▶ Records shown:
-=-=-=-=-
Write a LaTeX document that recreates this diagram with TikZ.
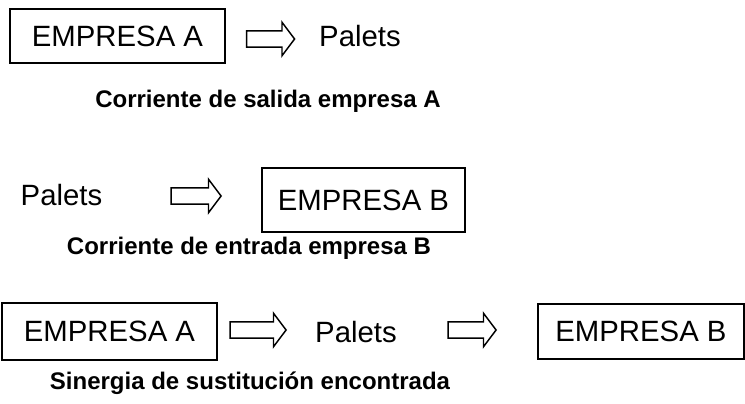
-=-=-=-=-
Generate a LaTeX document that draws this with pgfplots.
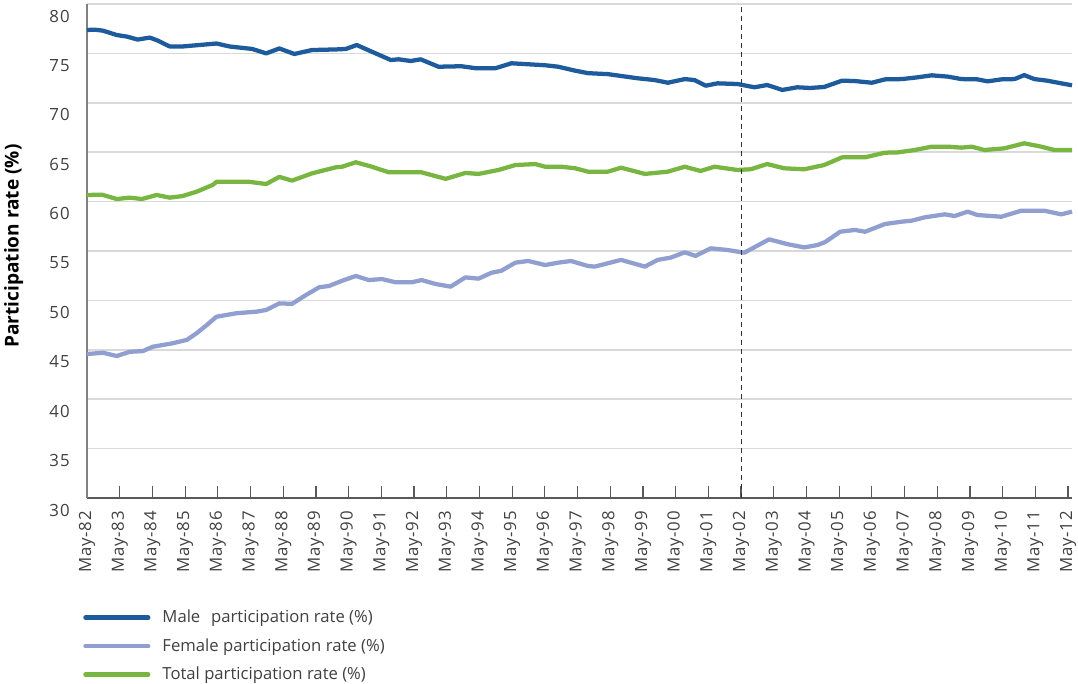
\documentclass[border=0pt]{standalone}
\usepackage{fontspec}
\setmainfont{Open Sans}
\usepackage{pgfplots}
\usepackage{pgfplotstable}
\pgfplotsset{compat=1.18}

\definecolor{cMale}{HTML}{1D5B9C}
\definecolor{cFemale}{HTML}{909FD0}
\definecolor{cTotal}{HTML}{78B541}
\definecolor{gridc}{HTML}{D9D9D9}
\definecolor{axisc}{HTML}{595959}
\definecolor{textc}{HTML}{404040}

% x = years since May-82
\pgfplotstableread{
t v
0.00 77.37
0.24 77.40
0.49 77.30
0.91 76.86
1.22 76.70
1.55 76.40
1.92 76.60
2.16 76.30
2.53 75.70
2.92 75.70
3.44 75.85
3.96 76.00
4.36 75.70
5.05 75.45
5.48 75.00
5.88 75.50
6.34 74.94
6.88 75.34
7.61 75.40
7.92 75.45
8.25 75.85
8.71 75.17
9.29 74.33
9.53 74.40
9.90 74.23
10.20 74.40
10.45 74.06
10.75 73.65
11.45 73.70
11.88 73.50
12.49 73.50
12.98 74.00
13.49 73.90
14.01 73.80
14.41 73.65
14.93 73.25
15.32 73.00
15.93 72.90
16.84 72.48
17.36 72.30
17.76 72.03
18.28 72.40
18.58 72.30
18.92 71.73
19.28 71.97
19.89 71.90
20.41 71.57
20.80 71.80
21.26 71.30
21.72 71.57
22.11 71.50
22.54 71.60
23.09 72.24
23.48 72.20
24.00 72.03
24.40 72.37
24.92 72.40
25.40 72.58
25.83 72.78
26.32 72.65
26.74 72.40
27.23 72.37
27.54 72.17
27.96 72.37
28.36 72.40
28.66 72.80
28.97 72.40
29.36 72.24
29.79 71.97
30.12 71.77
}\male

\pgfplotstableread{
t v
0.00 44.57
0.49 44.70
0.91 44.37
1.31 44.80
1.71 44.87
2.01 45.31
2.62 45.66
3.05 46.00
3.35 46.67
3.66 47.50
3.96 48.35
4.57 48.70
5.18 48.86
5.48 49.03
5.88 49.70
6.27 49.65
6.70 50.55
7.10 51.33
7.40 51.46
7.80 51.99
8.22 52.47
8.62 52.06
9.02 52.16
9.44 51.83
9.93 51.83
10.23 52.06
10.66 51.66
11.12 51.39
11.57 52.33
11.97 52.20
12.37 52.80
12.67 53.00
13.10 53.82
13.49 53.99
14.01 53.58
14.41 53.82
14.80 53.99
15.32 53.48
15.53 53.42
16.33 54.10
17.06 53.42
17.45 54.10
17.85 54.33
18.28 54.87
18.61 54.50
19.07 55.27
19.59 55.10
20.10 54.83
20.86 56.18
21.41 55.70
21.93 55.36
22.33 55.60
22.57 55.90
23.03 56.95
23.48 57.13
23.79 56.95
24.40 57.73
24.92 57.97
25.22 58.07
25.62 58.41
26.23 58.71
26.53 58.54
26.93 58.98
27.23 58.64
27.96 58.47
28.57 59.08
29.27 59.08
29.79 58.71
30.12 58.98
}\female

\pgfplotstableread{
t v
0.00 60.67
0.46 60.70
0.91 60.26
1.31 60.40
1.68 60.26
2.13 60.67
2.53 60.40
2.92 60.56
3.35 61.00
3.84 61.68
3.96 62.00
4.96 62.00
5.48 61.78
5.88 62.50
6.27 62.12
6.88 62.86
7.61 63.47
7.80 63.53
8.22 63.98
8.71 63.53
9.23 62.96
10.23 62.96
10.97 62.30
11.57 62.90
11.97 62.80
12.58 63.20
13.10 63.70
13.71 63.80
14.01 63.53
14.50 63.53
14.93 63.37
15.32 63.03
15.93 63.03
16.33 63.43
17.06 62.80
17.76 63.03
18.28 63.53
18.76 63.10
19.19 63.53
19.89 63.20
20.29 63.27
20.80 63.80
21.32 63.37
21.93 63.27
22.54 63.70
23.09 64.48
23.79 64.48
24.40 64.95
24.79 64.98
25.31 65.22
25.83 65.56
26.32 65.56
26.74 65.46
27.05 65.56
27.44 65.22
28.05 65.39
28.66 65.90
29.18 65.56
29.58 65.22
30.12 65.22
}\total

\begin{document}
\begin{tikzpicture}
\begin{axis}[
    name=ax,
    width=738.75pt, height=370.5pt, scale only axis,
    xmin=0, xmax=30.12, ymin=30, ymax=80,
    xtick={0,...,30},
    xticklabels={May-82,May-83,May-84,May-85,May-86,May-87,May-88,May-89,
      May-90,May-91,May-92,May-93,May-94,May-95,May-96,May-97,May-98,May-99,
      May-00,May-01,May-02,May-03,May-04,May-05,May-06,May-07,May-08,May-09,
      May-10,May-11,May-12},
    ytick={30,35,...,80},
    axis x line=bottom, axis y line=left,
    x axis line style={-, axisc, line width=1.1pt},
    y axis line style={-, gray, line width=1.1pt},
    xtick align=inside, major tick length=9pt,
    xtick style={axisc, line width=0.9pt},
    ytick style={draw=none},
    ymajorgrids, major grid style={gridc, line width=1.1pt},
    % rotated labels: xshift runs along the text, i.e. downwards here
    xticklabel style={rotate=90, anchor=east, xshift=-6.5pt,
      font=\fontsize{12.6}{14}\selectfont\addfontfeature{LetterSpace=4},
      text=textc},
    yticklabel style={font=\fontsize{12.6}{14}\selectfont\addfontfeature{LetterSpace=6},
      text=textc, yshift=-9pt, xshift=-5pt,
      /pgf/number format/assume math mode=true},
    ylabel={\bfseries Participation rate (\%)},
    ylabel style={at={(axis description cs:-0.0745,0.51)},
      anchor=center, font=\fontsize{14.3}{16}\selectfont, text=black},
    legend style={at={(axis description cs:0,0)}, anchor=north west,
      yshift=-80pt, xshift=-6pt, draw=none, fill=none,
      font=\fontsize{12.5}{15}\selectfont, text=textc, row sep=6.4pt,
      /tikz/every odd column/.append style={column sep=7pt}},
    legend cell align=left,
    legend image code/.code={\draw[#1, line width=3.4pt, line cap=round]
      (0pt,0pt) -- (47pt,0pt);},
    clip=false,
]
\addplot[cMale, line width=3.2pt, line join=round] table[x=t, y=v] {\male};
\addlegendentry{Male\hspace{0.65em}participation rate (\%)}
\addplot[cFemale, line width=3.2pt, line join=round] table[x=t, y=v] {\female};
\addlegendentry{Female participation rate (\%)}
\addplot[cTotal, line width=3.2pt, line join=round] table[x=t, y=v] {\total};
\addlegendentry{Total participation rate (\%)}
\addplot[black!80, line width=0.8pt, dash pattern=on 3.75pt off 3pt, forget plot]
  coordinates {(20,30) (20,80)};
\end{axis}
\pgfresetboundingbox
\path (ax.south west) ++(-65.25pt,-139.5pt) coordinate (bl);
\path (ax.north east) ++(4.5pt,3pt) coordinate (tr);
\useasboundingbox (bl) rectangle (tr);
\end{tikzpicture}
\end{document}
-=-=-=-=-
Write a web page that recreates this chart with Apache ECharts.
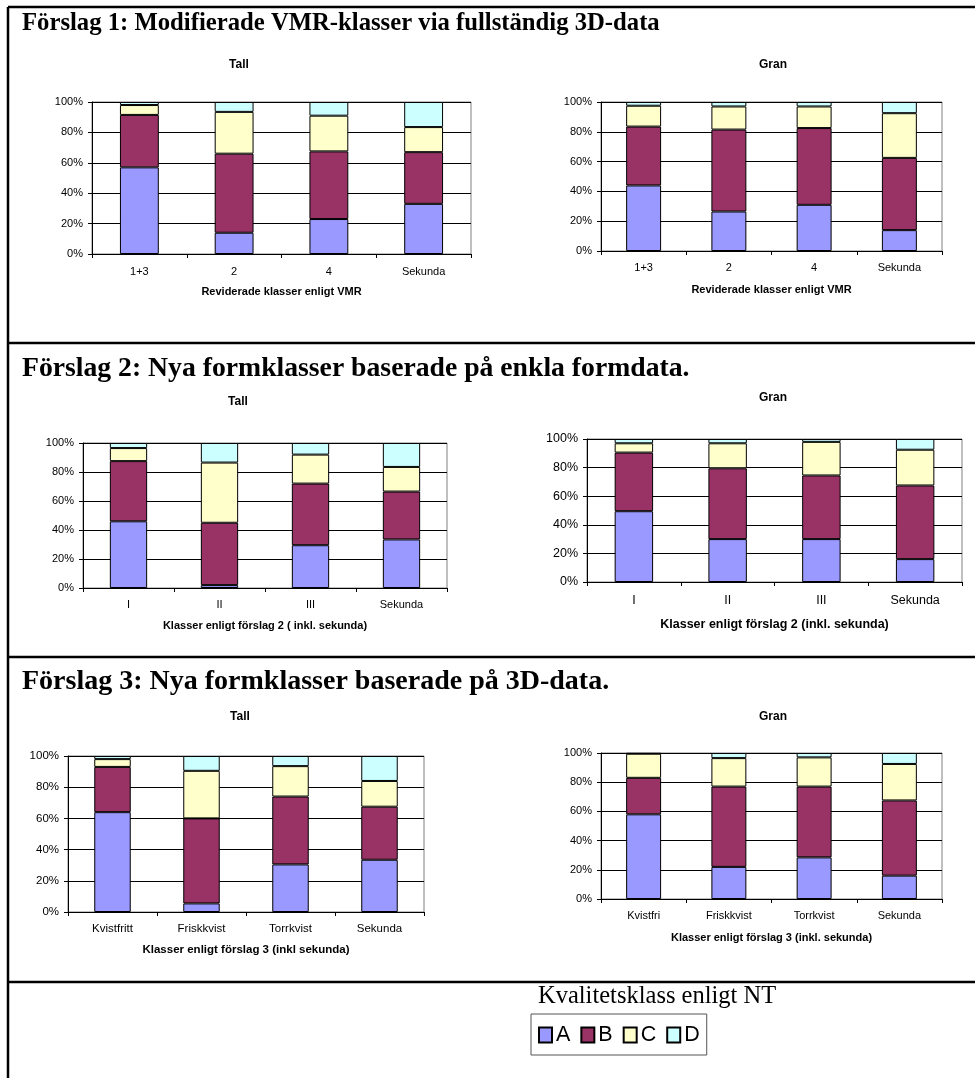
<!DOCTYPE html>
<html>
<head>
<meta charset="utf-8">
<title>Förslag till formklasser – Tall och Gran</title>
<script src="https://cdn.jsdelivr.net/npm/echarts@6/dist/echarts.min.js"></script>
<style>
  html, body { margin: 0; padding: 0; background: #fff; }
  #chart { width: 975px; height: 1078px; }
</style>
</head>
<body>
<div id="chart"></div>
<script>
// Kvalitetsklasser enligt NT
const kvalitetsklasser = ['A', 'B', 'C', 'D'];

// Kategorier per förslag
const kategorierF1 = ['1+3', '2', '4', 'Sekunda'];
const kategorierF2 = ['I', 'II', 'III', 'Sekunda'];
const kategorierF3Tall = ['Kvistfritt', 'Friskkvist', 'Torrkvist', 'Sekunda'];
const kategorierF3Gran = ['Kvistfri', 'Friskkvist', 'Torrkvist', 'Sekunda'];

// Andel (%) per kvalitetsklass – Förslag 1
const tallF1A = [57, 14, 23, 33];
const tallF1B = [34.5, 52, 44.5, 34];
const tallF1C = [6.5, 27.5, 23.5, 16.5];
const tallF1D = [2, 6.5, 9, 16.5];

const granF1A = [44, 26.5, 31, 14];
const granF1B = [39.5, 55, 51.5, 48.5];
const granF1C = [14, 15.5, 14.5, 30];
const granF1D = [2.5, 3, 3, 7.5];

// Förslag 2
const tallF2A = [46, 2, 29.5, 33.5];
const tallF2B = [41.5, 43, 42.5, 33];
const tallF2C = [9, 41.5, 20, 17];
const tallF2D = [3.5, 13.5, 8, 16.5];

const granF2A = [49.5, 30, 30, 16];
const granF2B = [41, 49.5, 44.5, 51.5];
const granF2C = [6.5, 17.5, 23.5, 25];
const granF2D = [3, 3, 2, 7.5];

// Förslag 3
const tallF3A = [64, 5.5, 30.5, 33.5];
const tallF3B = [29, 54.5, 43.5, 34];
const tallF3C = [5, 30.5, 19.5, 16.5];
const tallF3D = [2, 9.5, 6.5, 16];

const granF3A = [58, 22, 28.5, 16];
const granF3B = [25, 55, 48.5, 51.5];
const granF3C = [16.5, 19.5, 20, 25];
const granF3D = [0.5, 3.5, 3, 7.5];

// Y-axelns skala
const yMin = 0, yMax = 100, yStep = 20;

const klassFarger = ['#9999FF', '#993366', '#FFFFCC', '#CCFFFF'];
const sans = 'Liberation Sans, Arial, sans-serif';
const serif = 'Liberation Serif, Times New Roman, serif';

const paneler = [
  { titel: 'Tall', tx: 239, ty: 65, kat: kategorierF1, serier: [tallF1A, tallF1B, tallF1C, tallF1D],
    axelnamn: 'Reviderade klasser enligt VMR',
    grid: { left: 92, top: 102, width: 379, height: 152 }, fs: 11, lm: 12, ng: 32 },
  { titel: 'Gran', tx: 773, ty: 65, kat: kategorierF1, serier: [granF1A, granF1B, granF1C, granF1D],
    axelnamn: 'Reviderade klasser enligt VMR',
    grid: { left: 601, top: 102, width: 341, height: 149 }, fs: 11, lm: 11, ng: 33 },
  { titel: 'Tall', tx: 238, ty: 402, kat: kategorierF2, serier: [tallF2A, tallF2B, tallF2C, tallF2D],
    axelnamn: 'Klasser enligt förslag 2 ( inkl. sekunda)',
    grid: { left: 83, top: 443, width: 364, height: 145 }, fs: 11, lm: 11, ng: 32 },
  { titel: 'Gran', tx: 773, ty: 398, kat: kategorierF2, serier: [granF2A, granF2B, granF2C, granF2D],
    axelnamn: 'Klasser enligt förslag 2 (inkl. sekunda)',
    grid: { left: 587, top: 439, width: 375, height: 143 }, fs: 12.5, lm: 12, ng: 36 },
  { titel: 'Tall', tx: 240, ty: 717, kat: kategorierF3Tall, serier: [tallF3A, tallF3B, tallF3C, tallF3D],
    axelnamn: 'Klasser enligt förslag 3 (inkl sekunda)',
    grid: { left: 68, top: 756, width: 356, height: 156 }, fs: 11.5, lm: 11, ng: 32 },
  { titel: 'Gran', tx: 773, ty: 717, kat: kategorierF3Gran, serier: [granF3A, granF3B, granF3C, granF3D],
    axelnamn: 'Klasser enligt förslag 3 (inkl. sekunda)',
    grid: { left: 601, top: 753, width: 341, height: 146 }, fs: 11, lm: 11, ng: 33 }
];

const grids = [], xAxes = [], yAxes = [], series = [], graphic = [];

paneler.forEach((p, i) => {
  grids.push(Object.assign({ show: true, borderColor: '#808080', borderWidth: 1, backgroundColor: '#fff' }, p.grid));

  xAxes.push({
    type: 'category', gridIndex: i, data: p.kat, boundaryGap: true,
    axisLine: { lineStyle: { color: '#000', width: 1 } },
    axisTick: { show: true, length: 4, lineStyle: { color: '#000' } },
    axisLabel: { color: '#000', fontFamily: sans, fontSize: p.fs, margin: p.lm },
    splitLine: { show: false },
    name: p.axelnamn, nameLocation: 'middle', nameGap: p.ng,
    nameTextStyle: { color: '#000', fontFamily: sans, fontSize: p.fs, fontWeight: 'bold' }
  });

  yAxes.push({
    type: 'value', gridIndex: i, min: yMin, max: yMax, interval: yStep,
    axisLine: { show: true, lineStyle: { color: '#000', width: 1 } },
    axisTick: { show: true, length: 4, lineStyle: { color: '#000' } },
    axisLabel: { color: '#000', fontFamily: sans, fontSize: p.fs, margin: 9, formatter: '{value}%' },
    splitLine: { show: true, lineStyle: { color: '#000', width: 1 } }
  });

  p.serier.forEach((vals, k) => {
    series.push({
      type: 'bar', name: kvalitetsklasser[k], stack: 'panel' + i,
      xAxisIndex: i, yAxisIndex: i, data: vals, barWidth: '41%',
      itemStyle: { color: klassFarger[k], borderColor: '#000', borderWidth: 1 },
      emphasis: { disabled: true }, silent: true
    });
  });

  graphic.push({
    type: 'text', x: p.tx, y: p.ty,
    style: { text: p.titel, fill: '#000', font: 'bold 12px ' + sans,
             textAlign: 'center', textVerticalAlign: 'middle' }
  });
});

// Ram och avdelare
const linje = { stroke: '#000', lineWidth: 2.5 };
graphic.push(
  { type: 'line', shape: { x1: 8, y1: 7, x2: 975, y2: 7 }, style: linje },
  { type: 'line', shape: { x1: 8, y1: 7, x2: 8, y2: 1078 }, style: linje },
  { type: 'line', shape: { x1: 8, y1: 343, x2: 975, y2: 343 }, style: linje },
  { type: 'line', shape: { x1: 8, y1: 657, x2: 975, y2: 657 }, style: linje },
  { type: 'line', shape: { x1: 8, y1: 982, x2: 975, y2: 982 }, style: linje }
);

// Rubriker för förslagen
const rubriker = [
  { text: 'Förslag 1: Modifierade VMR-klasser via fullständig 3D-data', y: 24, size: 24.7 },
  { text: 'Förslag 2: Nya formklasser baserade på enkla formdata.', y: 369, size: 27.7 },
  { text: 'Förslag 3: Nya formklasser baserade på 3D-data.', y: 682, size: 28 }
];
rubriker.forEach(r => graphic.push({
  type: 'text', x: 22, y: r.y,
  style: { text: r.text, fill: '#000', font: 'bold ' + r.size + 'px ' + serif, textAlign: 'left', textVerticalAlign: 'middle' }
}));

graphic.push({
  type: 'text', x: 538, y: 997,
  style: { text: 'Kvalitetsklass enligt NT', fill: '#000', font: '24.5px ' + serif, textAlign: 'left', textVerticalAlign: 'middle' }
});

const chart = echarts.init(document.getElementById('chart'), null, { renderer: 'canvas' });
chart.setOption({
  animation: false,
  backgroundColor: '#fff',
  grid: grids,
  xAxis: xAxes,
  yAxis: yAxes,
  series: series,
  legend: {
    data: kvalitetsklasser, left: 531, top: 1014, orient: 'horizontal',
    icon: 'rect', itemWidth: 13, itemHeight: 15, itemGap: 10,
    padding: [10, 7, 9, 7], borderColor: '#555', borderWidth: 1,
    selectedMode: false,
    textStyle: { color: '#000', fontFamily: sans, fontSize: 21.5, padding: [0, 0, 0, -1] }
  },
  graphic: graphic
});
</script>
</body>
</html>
-=-=-=-=-
▶ Your instructions: Which lines hold the word "this"? Copy every one of them.

▶ Complete answer:
Write a LaTeX document that recreates this diagram with TikZ.
Generate a LaTeX document that draws this with pgfplots.
Write a web page that recreates this chart with Apache ECharts.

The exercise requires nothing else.